TASK:
Report each line of the data that includes the word "matplotlib".

-- BEGIN --

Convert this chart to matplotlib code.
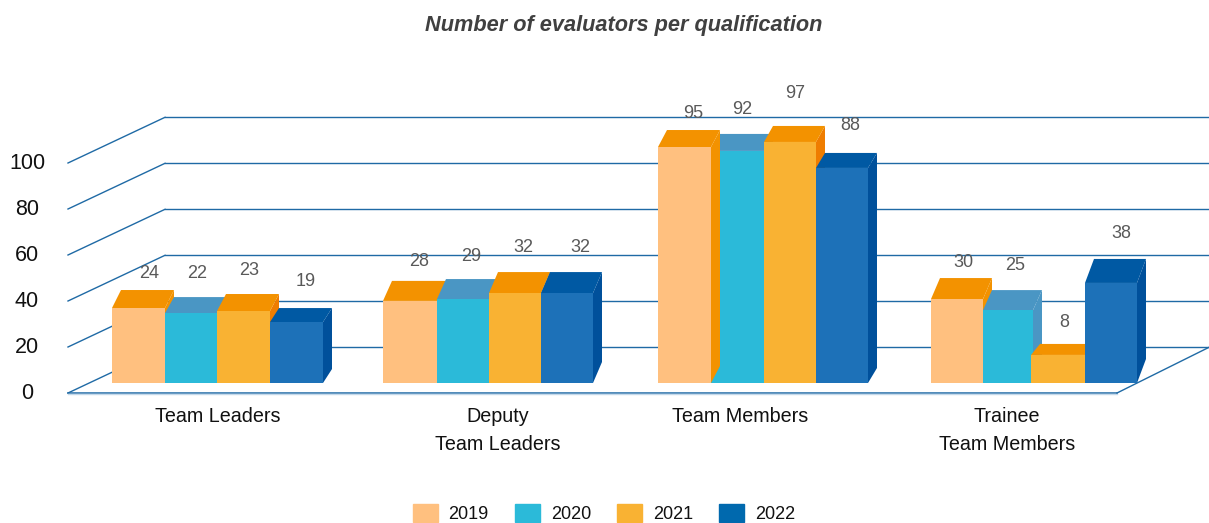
import matplotlib
matplotlib.use("Agg")
import matplotlib.pyplot as plt
from matplotlib.patches import Patch, Polygon

categories = ["Team Leaders", "Deputy\nTeam Leaders", "Team Members", "Trainee\nTeam Members"]
years = ["2019", "2020", "2021", "2022"]
y_ticks = [0, 20, 40, 60, 80, 100]

# printed labels
labels_2019 = [24, 28, 95, 30]
labels_2020 = [22, 29, 92, 25]
labels_2021 = [23, 32, 97, 8]
labels_2022 = [19, 32, 88, 38]

# bar heights as they read against the gridlines (not proportional to the labels)
heights_2019 = [32.6, 35.7, 102.6, 36.5]
heights_2020 = [30.4, 36.5, 100.9, 31.7]
heights_2021 = [31.3, 39.1, 104.8, 12.2]
heights_2022 = [26.5, 39.1, 93.5, 43.5]

labels = [labels_2019, labels_2020, labels_2021, labels_2022]
heights = [heights_2019, heights_2020, heights_2021, heights_2022]

front_colors = ["#FFC07F", "#2BBAD9", "#F9B233", "#1D71B8"]
top_colors = ["#F39200", "#4A96C4", "#F39200", "#0059A3"]
side_colors = ["#F39200", "#4A96C4", "#EF7D00", "#00509B"]
legend_colors = ["#FFC07F", "#2BBAD9", "#F9B233", "#0069AE"]
grid_color = "#1F6AA5"

# layout, in pixels of the 1209x523 picture
W, H = 1209, 523
px_unit = 2.3
zero_px = 393
floor_px = 383
base = (zero_px - floor_px) / px_unit
wall_dx = 97
wall_dy = 45.7 / px_unit
wall_left = 68
wall_right = 1117
edges = [[112, 165, 217, 270, 323],
         [383, 437, 489, 541, 593],
         [658, 711, 764, 816, 868],
         [931, 983, 1033, 1085, 1137]]
lefts = [[112, 165, 217, 270],
         [383, 437, 489, 541],
         [658, 711, 764, 816],
         [931, 983, 1031, 1085]]
depth_x = 9
depth_y = [[18, 16, 17, 14], [20, 20, 21, 21], [17, 17, 16, 15], [21, 20, 11, 24]]
draw_order = [[0, 1, 2, 3], [0, 1, 2, 3], [1, 0, 2, 3], [0, 1, 2, 3]]
label_dx = [[10.5, 6, 5.5, 9.5], [9, 8, 8, 13], [8.5, 4.5, 5, 8], [6, 7, 6, 10]]
label_up = [[35, 40, 41, 41], [39, 43, 46, 46], [34, 41, 48, 42], [37, 45, 32, 49]]
cat_x = [218, 498, 740, 1007]

plt.rcParams["font.family"] = ["Liberation Sans", "DejaVu Sans"]

fig = plt.figure(figsize=(W / 100, H / 100), dpi=100)
ax = fig.add_axes([0, 0, 1, 1])
ax.set_xlim(0, W)
ax.set_ylim((zero_px - H) / px_unit, zero_px / px_unit)
ax.axis("off")

# walls and floor
for t in y_ticks:
    ax.plot([wall_left, wall_left + wall_dx], [t, t + wall_dy], color=grid_color, lw=1, zorder=1)
    ax.plot([wall_left + wall_dx, W], [t + wall_dy, t + wall_dy], color=grid_color, lw=1, zorder=1)
    ax.text(27, t - 0.4, str(t), ha="center", va="center", fontsize=15.5, color="#111111")
ax.plot([wall_left, wall_right], [0, 0], color=grid_color, lw=1.1, zorder=1)
ax.plot([wall_left, wall_right], [-0.5, -0.5], color="#C5D9EA", lw=1, zorder=1)
ax.plot([wall_right, W], [0, wall_dy], color=grid_color, lw=1, zorder=1)

# bars
z = 2
for g in range(len(categories)):
    for s in draw_order[g]:
        x0 = lefts[g][s]
        x1 = edges[g][s + 1]
        h = heights[s][g]
        top = base + h
        dy = depth_y[g][s] / px_unit
        ax.bar(x0, h, width=x1 - x0, bottom=base, align="edge", color=front_colors[s], zorder=z + 0.2)
        ax.add_patch(Polygon([(x1, top), (x1 + depth_x, top + dy), (x1 + depth_x, base + dy), (x1, base)],
                             closed=True, fc=side_colors[s], ec="none", zorder=z))
        ax.add_patch(Polygon([(x0, top), (x0 + depth_x, top + dy), (x1 + depth_x, top + dy), (x1, top)],
                             closed=True, fc=top_colors[s], ec="none", zorder=z + 0.1))
        z += 1
        ax.text((x0 + x1) / 2 + label_dx[g][s], top + label_up[g][s] / px_unit, str(labels[s][g]),
                ha="center", va="center", fontsize=13, color="#595959", zorder=50)

for x, c in zip(cat_x, categories):
    ax.text(x, (zero_px - 407) / px_unit, c, ha="center", va="top", fontsize=14.2, color="#111111",
            linespacing=1.6, zorder=50)

ax.text(623.5, (zero_px - 26) / px_unit, "Number of evaluators per qualification", ha="center", va="center",
        fontsize=15.7, fontweight="bold", fontstyle="italic", color="#404040")

handles = [Patch(color=c, label=y) for c, y in zip(legend_colors, years)]
ax.legend(handles=handles, ncol=4, loc="lower center", bbox_to_anchor=(604 / W, 0.0), frameon=False,
          fontsize=13, handlelength=1.385, handleheight=1.17, handletextpad=0.6, columnspacing=1.45,
          borderpad=0, borderaxespad=0, labelcolor="#111111")

fig.savefig("out.png", dpi=100)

-- END --

PROBLEM SOLUTION:
Convert this chart to matplotlib code.
import matplotlib
matplotlib.use("Agg")
import matplotlib.pyplot as plt
from matplotlib.patches import Patch, Polygon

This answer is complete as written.